WRITTEN REQUEST >> Restate each line word for word. Leave out every picture.

RECORDED DATA >>
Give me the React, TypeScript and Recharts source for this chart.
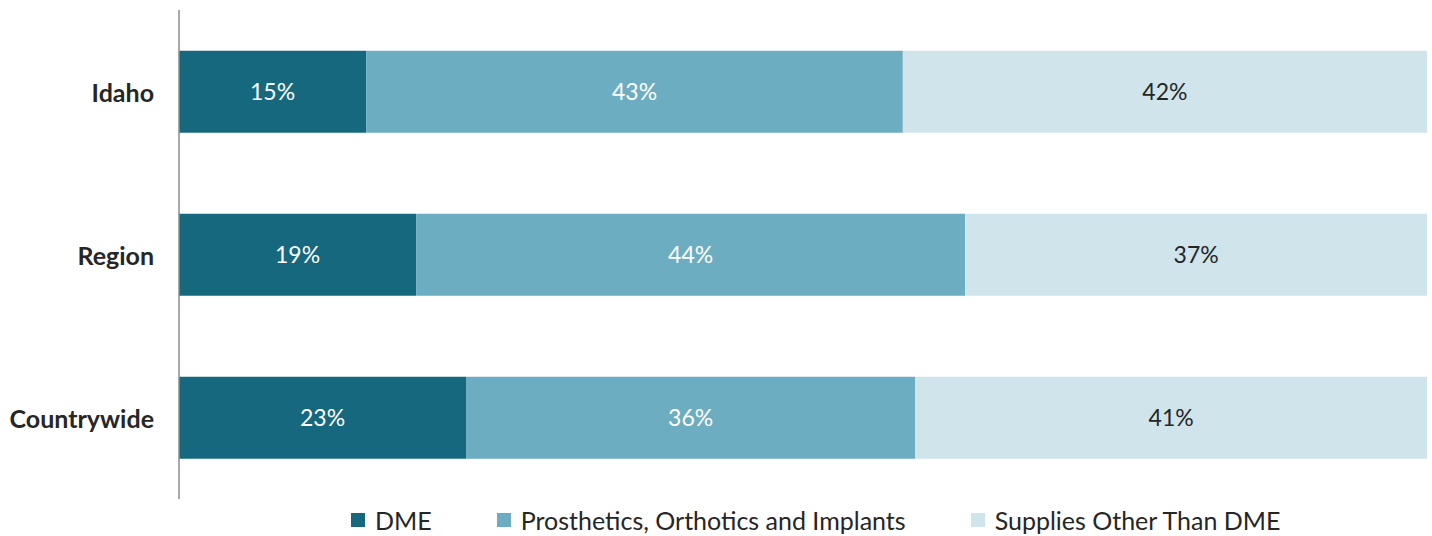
import React from 'react'
import { BarChart, Bar, XAxis, YAxis, LabelList } from 'recharts'

const categories = ['Idaho', 'Region', 'Countrywide']
const dme = [15, 19, 23]
const prosthetics = [43, 44, 36]
const supplies = [42, 37, 41]

const seriesNames = ['DME', 'Prosthetics, Orthotics and Implants', 'Supplies Other Than DME']
const seriesKeys = ['dme', 'pro', 'sup']
const colors = ['#15687E', '#6CADC1', '#CFE5EB']
const labelColors = ['#FFFFFF', '#FFFFFF', '#262626']

const FONT = 'Lato, "Noto Sans", sans-serif'

const data = categories.map((name, i) => ({
  name,
  dme: dme[i],
  pro: prosthetics[i],
  sup: supplies[i],
}))

const CategoryTick = (props: any) => {
  const { x, y, payload } = props
  return (
    <text
      x={x - 17}
      y={y}
      textAnchor="end"
      dominantBaseline="central"
      fill="#262626"
      fontWeight={700}
      fontSize={25}
      fontFamily={FONT}
    >
      {payload.value}
    </text>
  )
}

function LegendRow() {
  return (
    <div
      style={{
        position: 'absolute',
        left: 351,
        top: 505,
        height: 30,
        display: 'flex',
        alignItems: 'center',
        fontFamily: FONT,
        fontSize: 25,
        color: '#262626',
        whiteSpace: 'nowrap',
      }}
    >
      {seriesNames.map((n, i) => (
        <div key={n} style={{ display: 'flex', alignItems: 'center', marginRight: 65 }}>
          <span style={{ width: 14, height: 14, background: colors[i], display: 'inline-block', marginRight: 10 }} />
          <span>{n}</span>
        </div>
      ))}
    </div>
  )
}

export default function App() {
  return (
    <div style={{ position: 'absolute', left: 0, top: 0, width: 1432, height: 536, background: '#fff' }}>
      <BarChart
        width={1432}
        height={536}
        data={data}
        layout="vertical"
        margin={{ top: 10, right: 5, bottom: 37, left: 0 }}
        barCategoryGap="25%"
      >
        <XAxis type="number" domain={[0, 100]} hide />
        <YAxis
          type="category"
          dataKey="name"
          width={179}
          axisLine={{ stroke: '#8C8C8C', strokeWidth: 1.5 }}
          tickLine={false}
          tick={<CategoryTick />}
        />
        {seriesKeys.map((k, i) => (
          <Bar key={k} dataKey={k} stackId="a" fill={colors[i]} isAnimationActive={false}>
            <LabelList
              dataKey={k}
              position="center"
              formatter={(v: any) => `${v}%`}
              fill={labelColors[i]}
              fontSize={23}
              fontFamily={FONT}
            />
          </Bar>
        ))}
      </BarChart>
      <LegendRow />
    </div>
  )
}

SOLUTION TO THIS PROBLEM >>
Give me the React, TypeScript and Recharts source for this chart.
import React from 'react'
import { BarChart, Bar, XAxis, YAxis, LabelList } from 'recharts'

const categories = ['Idaho', 'Region', 'Countrywide']
const dme = [15, 19, 23]
const prosthetics = [43, 44, 36]
const supplies = [42, 37, 41]

const seriesNames = ['DME', 'Prosthetics, Orthotics and Implants', 'Supplies Other Than DME']
const seriesKeys = ['dme', 'pro', 'sup']
const colors = ['#15687E', '#6CADC1', '#CFE5EB']
const labelColors = ['#FFFFFF', '#FFFFFF', '#262626']

const FONT = 'Lato, "Noto Sans", sans-serif'

const data = categories.map((name, i) => ({
  name,
  dme: dme[i],
  pro: prosthetics[i],
  sup: supplies[i],
}))

const CategoryTick = (props: any) => {
  const { x, y, payload } = props
  return (
    <text
      x={x - 17}
      y={y}
      textAnchor="end"
      dominantBaseline="central"
      fill="#262626"
      fontWeight={700}
      fontSize={25}
      fontFamily={FONT}
    >
      {payload.value}
    </text>
  )
}

function LegendRow() {
  return (
    <div
      style={{
        position: 'absolute',
        left: 351,
        top: 505,
        height: 30,
        display: 'flex',
        alignItems: 'center',
        fontFamily: FONT,
        fontSize: 25,
        color: '#262626',
        whiteSpace: 'nowrap',
      }}
    >
      {seriesNames.map((n, i) => (
        <div key={n} style={{ display: 'flex', alignItems: 'center', marginRight: 65 }}>
          <span style={{ width: 14, height: 14, background: colors[i], display: 'inline-block', marginRight: 10 }} />
          <span>{n}</span>
        </div>
      ))}
    </div>
  )
}

export default function App() {
  return (
    <div style={{ position: 'absolute', left: 0, top: 0, width: 1432, height: 536, background: '#fff' }}>
      <BarChart
        width={1432}
        height={536}
        data={data}
        layout="vertical"
        margin={{ top: 10, right: 5, bottom: 37, left: 0 }}
        barCategoryGap="25%"
      >
        <XAxis type="number" domain={[0, 100]} hide />
        <YAxis
          type="category"
          dataKey="name"
          width={179}
          axisLine={{ stroke: '#8C8C8C', strokeWidth: 1.5 }}
          tickLine={false}
          tick={<CategoryTick />}
        />
        {seriesKeys.map((k, i) => (
          <Bar key={k} dataKey={k} stackId="a" fill={colors[i]} isAnimationActive={false}>
            <LabelList
              dataKey={k}
              position="center"
              formatter={(v: any) => `${v}%`}
              fill={labelColors[i]}
              fontSize={23}
              fontFamily={FONT}
            />
          </Bar>
        ))}
      </BarChart>
      <LegendRow />
    </div>
  )
}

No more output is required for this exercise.